Evaluate $$I=\int_\gamma\left(4e^{(y-4x+3)^2}-y\right)dx + \left(-e^{(y-4x+3)^2}+2x\right)dy,$$
where $\gamma$ is the curvepiece along the parabola $y=x^2$ from $(1,1)$ to $(3,9)$.
Setting $x=t$ and $y=t^2$ I get $dx=dt$ and $dy=2tdt$ so
$$I=\int_1^3 \left(4e^{(t^2-4t+3)^2}-t^2\right) + \left(-e^{(t^2-4t+3)^2}+2t\right)2t \ dt = \int_1^3\left((4-2t) e^{(t-1)^2(t-3)^2}+3t^2\right)dt.$$
The sad part is that I can't evaluate the integral by elementary methods. However, using wolframalpha I get the correct answer of $I=26$.

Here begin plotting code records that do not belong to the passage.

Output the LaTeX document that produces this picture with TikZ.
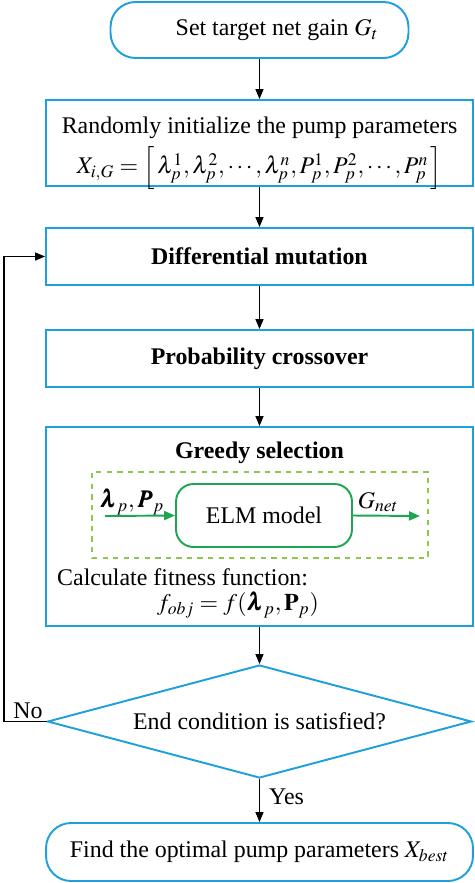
\documentclass[tikz,border=0pt]{standalone}
\usepackage{mathptmx}
\usepackage{bm}
\usepackage[no-math]{fontspec}
\setmainfont{Liberation Serif}
\usetikzlibrary{arrows.meta,shapes.geometric}
\definecolor{flowblue}{RGB}{30,160,220}
\definecolor{elmgreen}{RGB}{30,165,80}
\definecolor{dashgreen}{RGB}{140,200,80}
\tikzset{
  x=0.02cm, y=-0.02cm,
  >={Triangle[length=2mm,width=1.6mm]},
  every node/.style={font=\fontsize{13.6}{16}\selectfont},
  box/.style={draw=flowblue, line width=1.1pt, minimum width=8.54cm, inner sep=0pt},
  term/.style={box, rounded corners=0.5cm},
  flow/.style={line width=0.8pt, ->},
  greenflow/.style={draw=elmgreen, line width=1.1pt, -{Triangle[length=2.2mm,width=1.8mm]}, elmgreen}
}
\begin{document}
\begin{tikzpicture}
\useasboundingbox (0,0) rectangle (474,883);

\node[term, minimum width=5.96cm, minimum height=1.12cm] (start) at (259.5,30) {\hspace{0.7cm}Set target net gain $G_t$};
\node[box, minimum height=1.72cm] (init) at (259.5,143) {};
\node[inner sep=1pt] (inittext) at (259.5,128) {Randomly initialize the pump parameters};
\node[inner sep=1pt] (initvec) at (259.5,168) {$X_{i,G}=\Big[\,\lambda_p^1,\lambda_p^2,\cdots,\lambda_p^n,P_p^1,P_p^2,\cdots,P_p^n\,\Big]$};
\node[box, minimum height=1.14cm] (mut) at (259.5,256.5) {\bfseries Differential mutation};
\node[box, minimum height=1.14cm] (cross) at (259.5,358.5) {\bfseries Probability crossover};

\node[box, minimum height=3.98cm] (greedy) at (259.5,526.5) {};
\node (gtitle) at (259.5,453) {\bfseries Greedy selection};
\node[draw=dashgreen, dashed, line width=1pt, minimum width=6.72cm, minimum height=1.72cm] (elmarea) at (260,515) {};
\node[draw=elmgreen, line width=1.1pt, rounded corners=0.35cm, minimum width=3.52cm, minimum height=1.26cm] (elm) at (264,515.5) {ELM model};
\coordinate (inp) at (105,516);
\coordinate (outp) at (420,516);
\node (inlab) at (132,502) {$\bm{\lambda}_p,\bm{P}_p$};
\node (outlab) at (378,502) {$G_{net}$};
\node[anchor=west] (calc) at (51,577) {Calculate fitness function:};
\node (fobj) at (238,605) {$f_{obj}=f(\bm{\lambda}_p,\mathbf{P}_p)$};

\node[shape=diamond, draw=flowblue, line width=1.1pt, aspect=3.75, inner sep=0pt, minimum width=8.48cm, minimum height=2.26cm] (cond) at (259.5,721.5) {End condition is satisfied?};
\node[term, minimum height=1.16cm] (finish) at (259.5,852) {Find the optimal pump parameters $X_{best}$};

\coordinate (back) at (4,721.5);
\node (nolab) at (28,711) {No};
\node[anchor=west] (yeslab) at (263,797) {Yes};

\path
(start) edge[flow] (init)
(init) edge[flow] (mut)
(mut) edge[flow] (cross)
(cross) edge[flow] (greedy)
(greedy) edge[flow] (cond)
(cond) edge[flow] (finish);
\draw[flow] (cond.west) -- (back) |- (mut.west);
\draw[greenflow] (inp) -- (elm.west);
\draw[greenflow] (elm.east) -- (outp);
\end{tikzpicture}
\end{document}
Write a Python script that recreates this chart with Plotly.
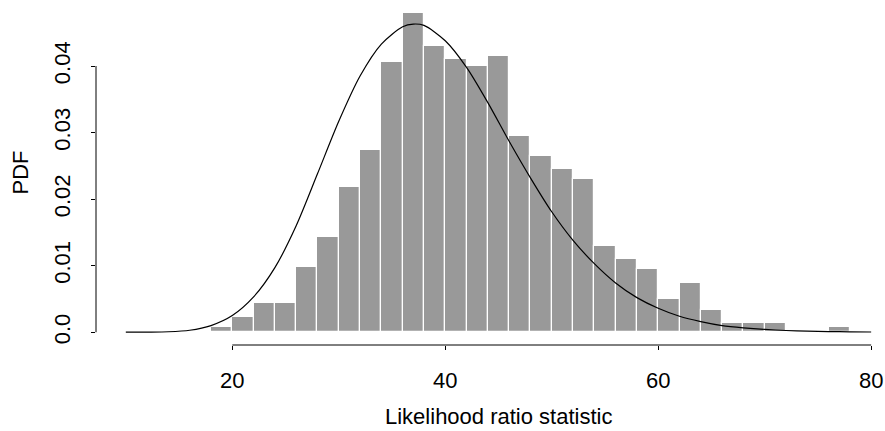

What is the trick to this?
The problem is simple if you are aware of the imaginary error function. $$I=\int\left(4e^{(y-4x+3)^2}-y\right)dx= -\frac{1}{2} \sqrt{\pi } \text{erfi}(y-4 x+3)-x y$$ $$J=\int \left(-e^{(y-4x+3)^2}+2x\right)dy=2 x y-\frac{1}{2} \sqrt{\pi } \text{erfi}(y-4 x+3)$$ $$I+J=x y-\sqrt{\pi } \text{erfi}(y-4 x+3)$$ Now $y=x^2$, use the bounds for $x$ and remember that $x^2-4x+3=(x-1)(x-3)$ which makes the $\text{erfi}(.)$ equal to $0$ at each boundary.